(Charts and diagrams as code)
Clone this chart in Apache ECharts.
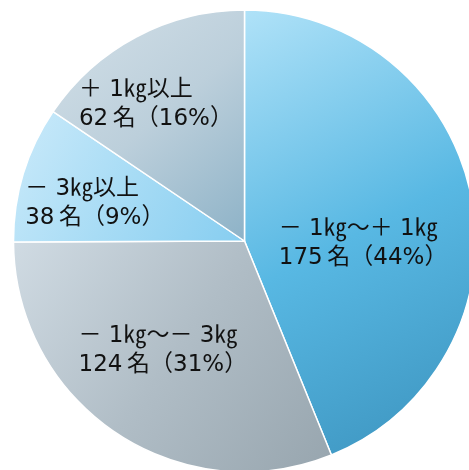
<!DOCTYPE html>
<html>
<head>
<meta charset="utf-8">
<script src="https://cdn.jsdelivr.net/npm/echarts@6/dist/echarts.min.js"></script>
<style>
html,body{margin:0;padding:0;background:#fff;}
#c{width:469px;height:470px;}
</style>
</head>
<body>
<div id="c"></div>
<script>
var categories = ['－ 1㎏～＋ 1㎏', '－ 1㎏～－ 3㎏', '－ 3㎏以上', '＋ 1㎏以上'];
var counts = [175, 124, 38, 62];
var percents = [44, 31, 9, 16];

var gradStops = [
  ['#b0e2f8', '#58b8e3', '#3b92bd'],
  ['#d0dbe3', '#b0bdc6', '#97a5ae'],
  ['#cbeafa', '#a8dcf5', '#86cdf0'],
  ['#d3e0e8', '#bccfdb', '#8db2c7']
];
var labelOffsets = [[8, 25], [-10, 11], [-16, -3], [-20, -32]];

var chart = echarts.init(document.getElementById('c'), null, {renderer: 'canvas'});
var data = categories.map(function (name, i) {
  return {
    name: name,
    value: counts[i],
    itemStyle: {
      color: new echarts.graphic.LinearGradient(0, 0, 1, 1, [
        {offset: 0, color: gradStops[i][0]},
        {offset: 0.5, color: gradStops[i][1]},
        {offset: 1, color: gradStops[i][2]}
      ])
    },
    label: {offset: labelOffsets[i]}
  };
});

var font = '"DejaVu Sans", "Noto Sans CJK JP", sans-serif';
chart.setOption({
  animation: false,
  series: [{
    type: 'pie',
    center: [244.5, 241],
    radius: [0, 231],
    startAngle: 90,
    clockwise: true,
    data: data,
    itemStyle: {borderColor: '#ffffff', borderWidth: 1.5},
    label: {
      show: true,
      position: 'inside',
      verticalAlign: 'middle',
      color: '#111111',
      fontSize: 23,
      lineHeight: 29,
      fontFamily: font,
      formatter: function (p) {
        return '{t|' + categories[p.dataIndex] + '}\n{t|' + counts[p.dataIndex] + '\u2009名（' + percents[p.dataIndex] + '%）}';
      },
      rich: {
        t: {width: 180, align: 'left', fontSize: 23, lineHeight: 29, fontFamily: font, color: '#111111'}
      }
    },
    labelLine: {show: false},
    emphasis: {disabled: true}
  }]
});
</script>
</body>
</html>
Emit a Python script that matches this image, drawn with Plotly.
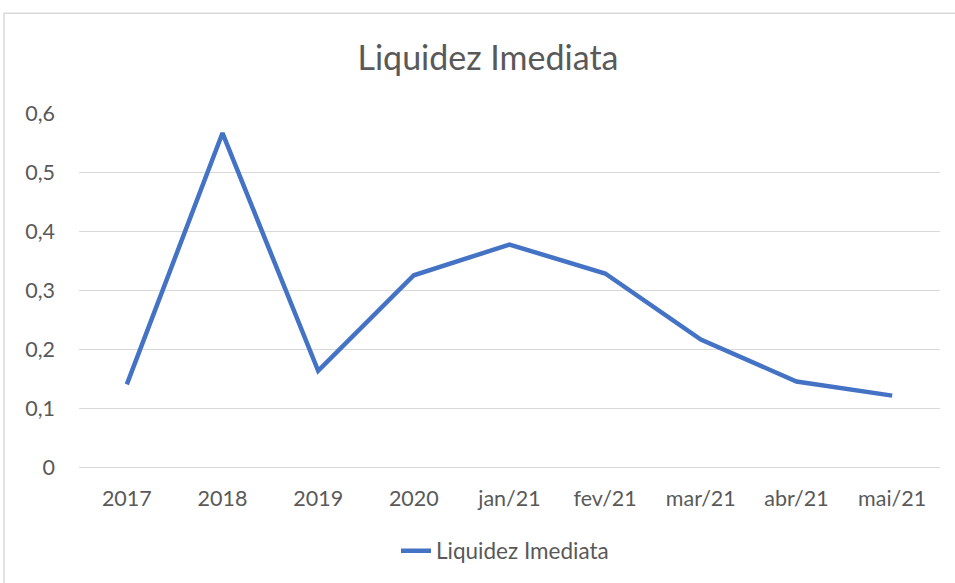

What needs to be done: Among the lines of the material above, how many include the string "this"? Report only that number.

Completed exercise: 2